-- begin Listing --

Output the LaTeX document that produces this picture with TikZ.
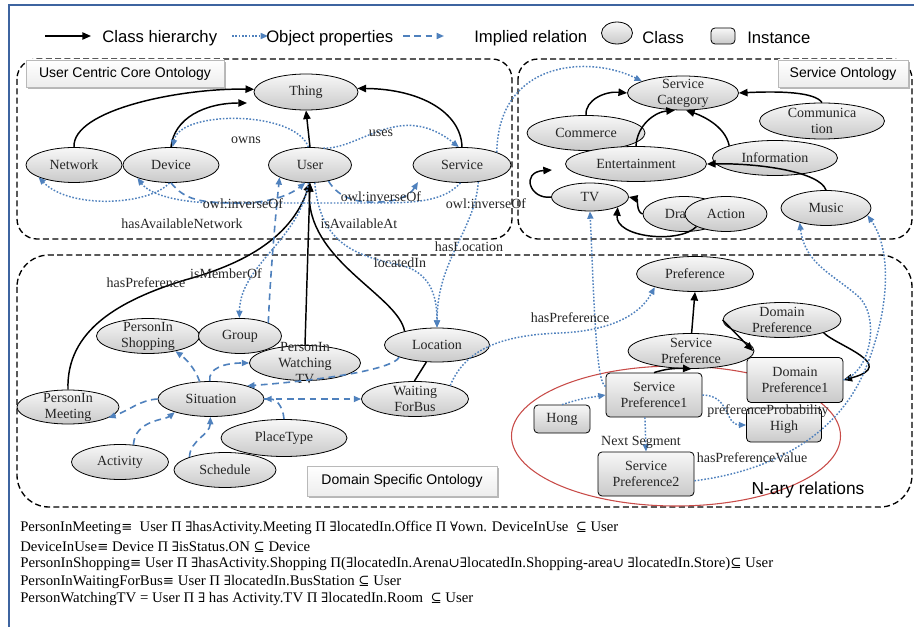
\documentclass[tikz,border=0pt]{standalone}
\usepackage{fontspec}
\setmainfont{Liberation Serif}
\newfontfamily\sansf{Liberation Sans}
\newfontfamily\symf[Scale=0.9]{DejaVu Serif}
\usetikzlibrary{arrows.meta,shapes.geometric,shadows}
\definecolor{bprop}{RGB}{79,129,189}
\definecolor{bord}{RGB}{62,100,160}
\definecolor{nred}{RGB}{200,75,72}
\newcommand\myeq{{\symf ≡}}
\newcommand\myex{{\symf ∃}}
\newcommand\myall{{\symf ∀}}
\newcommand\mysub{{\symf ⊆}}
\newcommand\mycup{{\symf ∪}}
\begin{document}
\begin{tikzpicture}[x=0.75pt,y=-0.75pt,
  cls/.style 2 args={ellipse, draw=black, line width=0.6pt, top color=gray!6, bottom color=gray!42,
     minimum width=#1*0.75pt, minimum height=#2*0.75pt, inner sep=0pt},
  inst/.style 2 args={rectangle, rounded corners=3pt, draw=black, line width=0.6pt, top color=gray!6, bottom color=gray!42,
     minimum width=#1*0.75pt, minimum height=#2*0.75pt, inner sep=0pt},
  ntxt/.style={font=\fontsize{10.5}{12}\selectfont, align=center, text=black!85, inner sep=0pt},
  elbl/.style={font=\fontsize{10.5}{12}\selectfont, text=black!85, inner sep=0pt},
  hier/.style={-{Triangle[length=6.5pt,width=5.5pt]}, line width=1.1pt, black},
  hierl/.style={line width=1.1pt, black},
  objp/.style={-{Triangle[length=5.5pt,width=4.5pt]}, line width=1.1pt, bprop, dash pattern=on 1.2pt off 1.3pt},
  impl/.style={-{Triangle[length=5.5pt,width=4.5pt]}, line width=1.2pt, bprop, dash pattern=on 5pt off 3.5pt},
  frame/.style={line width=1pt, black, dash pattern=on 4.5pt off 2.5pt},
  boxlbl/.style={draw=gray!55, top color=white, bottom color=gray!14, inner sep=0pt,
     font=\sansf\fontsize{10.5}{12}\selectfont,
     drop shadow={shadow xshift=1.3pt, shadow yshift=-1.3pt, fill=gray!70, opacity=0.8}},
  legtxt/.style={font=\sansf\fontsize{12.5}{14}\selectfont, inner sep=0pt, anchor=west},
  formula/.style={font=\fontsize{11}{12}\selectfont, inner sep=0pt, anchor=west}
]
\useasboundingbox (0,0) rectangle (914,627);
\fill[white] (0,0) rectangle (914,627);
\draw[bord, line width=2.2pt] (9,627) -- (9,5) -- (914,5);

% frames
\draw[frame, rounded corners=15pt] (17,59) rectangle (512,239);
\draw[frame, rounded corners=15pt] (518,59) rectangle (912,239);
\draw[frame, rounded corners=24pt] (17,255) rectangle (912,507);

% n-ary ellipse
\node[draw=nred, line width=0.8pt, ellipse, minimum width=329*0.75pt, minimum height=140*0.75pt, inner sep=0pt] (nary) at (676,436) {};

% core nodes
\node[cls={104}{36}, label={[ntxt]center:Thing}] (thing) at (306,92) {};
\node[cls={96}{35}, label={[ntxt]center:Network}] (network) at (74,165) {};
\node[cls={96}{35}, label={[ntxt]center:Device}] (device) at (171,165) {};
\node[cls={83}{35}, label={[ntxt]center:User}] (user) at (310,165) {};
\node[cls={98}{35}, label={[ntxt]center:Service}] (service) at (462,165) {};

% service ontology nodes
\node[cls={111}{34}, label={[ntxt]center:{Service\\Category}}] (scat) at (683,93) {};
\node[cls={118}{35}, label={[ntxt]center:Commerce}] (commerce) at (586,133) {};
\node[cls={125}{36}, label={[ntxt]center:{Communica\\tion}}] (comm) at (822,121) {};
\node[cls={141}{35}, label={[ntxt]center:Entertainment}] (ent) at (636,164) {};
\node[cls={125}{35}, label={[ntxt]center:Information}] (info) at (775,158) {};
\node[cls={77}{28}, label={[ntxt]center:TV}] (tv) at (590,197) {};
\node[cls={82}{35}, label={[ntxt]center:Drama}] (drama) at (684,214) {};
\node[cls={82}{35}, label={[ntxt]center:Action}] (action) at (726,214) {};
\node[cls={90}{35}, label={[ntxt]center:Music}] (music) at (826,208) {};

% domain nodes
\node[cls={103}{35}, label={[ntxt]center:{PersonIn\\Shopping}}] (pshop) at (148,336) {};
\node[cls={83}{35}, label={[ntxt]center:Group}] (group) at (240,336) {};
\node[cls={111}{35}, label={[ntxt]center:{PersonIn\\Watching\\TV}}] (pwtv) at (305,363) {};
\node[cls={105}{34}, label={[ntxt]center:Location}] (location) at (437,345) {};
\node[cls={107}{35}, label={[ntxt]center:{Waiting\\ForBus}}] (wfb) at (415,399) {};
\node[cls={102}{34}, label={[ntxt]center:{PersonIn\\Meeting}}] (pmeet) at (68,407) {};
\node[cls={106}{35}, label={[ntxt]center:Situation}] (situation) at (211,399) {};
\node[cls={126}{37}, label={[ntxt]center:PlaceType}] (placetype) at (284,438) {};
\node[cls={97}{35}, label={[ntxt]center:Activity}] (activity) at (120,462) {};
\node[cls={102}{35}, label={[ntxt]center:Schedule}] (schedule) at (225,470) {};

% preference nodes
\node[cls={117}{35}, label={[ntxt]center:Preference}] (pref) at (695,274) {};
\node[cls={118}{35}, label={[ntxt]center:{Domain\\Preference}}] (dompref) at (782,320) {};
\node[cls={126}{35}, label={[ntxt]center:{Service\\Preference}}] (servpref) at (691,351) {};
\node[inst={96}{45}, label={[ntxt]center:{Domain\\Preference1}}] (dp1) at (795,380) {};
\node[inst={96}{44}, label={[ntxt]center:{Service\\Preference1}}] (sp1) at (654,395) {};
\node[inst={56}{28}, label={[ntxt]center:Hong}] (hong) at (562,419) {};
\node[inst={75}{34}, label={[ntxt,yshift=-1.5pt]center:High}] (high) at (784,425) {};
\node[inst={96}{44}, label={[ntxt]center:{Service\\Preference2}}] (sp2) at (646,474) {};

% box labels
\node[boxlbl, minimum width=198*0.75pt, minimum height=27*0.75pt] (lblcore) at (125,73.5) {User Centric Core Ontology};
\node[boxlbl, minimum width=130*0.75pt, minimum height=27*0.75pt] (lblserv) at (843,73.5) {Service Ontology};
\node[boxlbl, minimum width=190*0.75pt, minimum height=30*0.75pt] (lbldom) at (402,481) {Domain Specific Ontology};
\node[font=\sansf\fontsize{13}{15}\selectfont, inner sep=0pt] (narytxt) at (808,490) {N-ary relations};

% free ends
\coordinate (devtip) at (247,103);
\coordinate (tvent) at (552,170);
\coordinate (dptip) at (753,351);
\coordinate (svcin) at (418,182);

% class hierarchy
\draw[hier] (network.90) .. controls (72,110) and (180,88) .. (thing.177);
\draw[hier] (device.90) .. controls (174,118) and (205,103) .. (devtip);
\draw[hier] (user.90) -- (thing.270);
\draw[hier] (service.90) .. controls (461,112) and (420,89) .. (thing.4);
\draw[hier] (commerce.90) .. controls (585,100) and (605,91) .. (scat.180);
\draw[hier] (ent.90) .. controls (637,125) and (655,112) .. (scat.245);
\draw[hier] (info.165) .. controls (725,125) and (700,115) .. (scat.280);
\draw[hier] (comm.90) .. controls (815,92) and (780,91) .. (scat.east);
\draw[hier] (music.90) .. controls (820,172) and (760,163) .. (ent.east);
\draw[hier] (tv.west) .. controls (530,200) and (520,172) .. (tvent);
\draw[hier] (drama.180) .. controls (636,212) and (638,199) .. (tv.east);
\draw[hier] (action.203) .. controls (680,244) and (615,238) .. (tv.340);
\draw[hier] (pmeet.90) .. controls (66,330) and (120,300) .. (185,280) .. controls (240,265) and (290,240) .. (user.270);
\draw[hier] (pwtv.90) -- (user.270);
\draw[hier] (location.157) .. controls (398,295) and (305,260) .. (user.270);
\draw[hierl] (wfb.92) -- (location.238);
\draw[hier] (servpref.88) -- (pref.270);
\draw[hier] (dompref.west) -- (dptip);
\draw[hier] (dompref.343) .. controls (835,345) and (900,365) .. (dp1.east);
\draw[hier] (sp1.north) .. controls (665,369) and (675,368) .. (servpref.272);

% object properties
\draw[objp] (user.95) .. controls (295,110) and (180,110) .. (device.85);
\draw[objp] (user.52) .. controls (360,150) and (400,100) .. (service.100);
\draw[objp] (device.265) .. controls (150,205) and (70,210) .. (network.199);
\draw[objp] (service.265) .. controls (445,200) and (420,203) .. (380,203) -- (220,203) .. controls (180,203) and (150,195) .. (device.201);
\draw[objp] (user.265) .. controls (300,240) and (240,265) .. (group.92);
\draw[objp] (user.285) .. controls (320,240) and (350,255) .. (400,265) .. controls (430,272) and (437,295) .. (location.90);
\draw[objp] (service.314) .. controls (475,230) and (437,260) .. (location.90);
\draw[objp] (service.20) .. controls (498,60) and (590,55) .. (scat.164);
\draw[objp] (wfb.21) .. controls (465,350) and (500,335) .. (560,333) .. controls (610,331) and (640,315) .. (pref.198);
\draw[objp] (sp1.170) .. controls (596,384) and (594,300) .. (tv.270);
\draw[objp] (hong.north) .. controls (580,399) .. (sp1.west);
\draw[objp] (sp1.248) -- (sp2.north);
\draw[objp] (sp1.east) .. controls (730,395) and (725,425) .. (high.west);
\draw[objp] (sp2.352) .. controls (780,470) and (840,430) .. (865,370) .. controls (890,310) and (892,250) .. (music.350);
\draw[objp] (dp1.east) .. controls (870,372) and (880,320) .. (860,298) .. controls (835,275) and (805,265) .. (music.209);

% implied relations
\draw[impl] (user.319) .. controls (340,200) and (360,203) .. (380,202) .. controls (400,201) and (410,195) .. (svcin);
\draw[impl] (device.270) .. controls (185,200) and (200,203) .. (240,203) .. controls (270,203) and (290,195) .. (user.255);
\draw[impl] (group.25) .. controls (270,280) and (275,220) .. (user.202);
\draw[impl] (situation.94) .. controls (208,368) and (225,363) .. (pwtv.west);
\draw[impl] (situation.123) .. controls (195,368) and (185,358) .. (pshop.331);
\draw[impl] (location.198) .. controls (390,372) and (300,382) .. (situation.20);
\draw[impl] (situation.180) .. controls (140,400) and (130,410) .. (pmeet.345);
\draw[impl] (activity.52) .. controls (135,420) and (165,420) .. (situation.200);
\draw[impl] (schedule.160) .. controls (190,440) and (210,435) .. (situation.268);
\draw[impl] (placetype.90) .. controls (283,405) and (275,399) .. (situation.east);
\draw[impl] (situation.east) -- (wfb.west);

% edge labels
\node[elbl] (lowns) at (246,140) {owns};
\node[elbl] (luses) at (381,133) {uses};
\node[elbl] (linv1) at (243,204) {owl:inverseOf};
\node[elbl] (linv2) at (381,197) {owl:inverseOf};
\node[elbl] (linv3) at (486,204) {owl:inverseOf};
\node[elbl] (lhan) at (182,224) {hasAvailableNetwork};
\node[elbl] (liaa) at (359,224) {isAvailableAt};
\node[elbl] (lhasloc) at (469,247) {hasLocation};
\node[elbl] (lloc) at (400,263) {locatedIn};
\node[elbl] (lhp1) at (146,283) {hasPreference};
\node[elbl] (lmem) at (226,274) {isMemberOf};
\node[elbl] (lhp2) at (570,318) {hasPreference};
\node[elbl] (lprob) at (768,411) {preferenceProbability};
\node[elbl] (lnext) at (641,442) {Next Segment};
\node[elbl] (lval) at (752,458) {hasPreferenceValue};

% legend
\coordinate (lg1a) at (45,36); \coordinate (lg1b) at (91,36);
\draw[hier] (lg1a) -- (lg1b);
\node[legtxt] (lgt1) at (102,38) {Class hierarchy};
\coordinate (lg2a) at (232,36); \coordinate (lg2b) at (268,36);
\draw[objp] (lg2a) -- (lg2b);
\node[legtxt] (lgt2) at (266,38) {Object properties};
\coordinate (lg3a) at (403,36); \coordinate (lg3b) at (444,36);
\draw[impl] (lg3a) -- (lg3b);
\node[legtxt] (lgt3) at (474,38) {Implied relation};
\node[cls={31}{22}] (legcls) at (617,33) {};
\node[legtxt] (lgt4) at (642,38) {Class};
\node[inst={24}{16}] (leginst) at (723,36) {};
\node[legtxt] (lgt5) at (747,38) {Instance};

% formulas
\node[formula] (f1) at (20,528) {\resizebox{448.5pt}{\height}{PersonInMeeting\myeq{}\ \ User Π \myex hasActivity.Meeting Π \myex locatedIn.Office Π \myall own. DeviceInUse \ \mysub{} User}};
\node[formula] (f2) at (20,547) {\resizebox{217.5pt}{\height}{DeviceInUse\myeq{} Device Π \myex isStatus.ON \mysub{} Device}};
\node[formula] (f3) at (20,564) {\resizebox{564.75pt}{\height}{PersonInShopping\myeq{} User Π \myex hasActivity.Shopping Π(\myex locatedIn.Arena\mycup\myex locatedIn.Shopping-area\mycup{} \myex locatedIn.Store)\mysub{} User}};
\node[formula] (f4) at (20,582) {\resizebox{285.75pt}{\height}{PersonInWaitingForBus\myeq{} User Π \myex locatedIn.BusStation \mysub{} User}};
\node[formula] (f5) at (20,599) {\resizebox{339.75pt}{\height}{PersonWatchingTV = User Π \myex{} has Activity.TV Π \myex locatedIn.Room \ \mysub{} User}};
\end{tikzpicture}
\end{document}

-- end Listing --
-- begin Listing --

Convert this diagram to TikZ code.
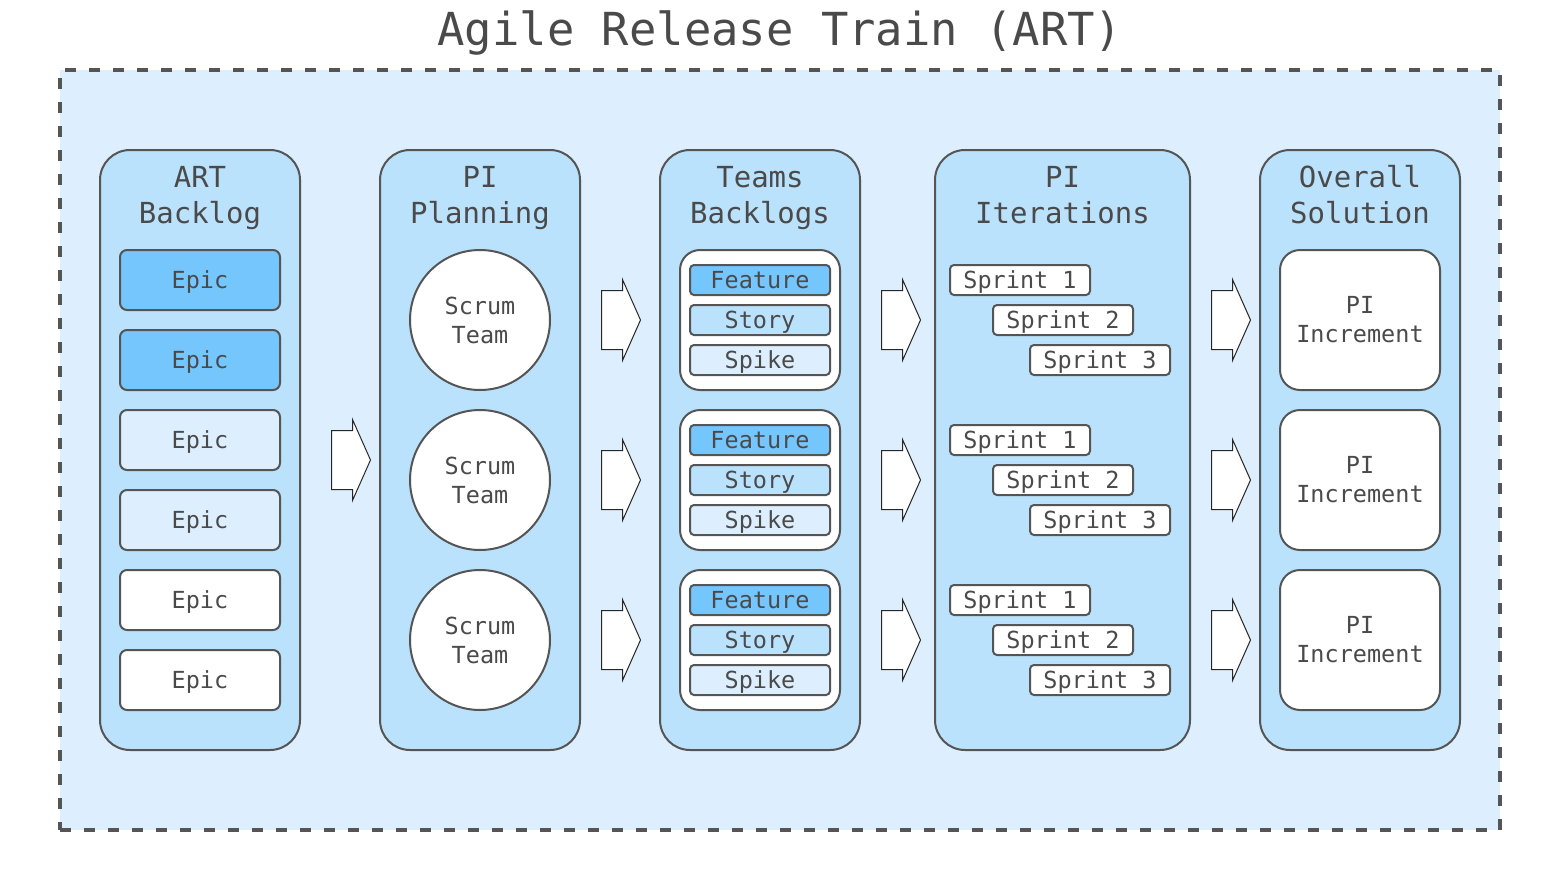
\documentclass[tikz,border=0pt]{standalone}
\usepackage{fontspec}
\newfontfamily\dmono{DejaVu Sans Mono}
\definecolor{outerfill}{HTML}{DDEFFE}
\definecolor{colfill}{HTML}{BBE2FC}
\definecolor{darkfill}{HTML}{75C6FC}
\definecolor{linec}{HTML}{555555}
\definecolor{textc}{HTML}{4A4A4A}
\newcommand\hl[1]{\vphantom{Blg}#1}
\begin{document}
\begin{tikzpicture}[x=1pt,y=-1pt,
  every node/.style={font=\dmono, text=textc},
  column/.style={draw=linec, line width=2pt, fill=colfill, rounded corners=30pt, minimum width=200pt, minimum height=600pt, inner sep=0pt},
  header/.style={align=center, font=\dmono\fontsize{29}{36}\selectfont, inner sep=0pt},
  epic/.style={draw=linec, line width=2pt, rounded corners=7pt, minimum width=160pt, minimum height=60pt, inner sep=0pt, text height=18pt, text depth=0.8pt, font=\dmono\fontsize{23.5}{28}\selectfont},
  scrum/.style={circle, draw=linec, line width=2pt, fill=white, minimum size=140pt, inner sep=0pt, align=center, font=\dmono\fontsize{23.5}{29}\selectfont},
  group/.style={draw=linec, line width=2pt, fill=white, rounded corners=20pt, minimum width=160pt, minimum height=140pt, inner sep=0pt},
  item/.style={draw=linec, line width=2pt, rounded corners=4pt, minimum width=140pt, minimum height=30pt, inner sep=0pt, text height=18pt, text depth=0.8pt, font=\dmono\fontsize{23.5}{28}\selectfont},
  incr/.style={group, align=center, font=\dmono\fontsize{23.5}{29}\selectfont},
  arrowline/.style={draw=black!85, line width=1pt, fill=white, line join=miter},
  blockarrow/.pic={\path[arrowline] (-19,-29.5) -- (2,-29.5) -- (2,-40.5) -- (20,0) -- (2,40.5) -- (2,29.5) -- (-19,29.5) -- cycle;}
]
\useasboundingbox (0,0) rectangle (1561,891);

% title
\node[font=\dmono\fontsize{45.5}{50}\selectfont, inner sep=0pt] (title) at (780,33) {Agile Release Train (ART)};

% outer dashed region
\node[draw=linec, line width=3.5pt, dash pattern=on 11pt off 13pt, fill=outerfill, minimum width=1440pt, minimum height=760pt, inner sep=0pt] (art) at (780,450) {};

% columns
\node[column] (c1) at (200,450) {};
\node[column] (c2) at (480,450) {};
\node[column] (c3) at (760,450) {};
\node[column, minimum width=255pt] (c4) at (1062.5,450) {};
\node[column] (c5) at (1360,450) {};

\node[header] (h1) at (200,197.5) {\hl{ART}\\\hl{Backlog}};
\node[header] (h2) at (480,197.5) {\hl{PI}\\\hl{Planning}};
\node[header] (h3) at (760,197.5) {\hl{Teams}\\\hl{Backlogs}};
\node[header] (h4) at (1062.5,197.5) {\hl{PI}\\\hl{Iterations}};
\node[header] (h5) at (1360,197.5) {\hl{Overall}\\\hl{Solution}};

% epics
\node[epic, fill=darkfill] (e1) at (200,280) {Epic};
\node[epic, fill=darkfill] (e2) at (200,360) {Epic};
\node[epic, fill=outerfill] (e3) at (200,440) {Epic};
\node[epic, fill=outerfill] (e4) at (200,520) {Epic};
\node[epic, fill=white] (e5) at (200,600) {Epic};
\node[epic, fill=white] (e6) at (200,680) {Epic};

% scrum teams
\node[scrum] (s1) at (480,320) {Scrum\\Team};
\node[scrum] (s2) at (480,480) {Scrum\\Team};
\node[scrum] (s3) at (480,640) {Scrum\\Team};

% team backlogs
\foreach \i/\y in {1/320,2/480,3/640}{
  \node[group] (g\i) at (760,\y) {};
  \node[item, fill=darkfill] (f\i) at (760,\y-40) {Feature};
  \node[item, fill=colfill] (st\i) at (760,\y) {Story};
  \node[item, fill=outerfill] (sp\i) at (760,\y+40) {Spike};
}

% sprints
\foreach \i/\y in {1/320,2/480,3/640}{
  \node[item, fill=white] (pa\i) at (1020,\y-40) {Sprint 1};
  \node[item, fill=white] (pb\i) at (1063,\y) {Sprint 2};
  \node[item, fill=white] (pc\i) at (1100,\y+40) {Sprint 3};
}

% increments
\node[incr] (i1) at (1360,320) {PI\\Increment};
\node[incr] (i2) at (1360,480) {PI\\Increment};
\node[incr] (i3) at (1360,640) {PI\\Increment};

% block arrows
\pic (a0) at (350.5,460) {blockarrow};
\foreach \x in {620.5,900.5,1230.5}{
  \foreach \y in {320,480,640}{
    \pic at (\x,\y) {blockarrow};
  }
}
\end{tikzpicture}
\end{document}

-- end Listing --

Goal of the exercise. Identify and copy all lines with the word "this".

Exercise response.
Output the LaTeX document that produces this picture with TikZ.
Convert this diagram to TikZ code.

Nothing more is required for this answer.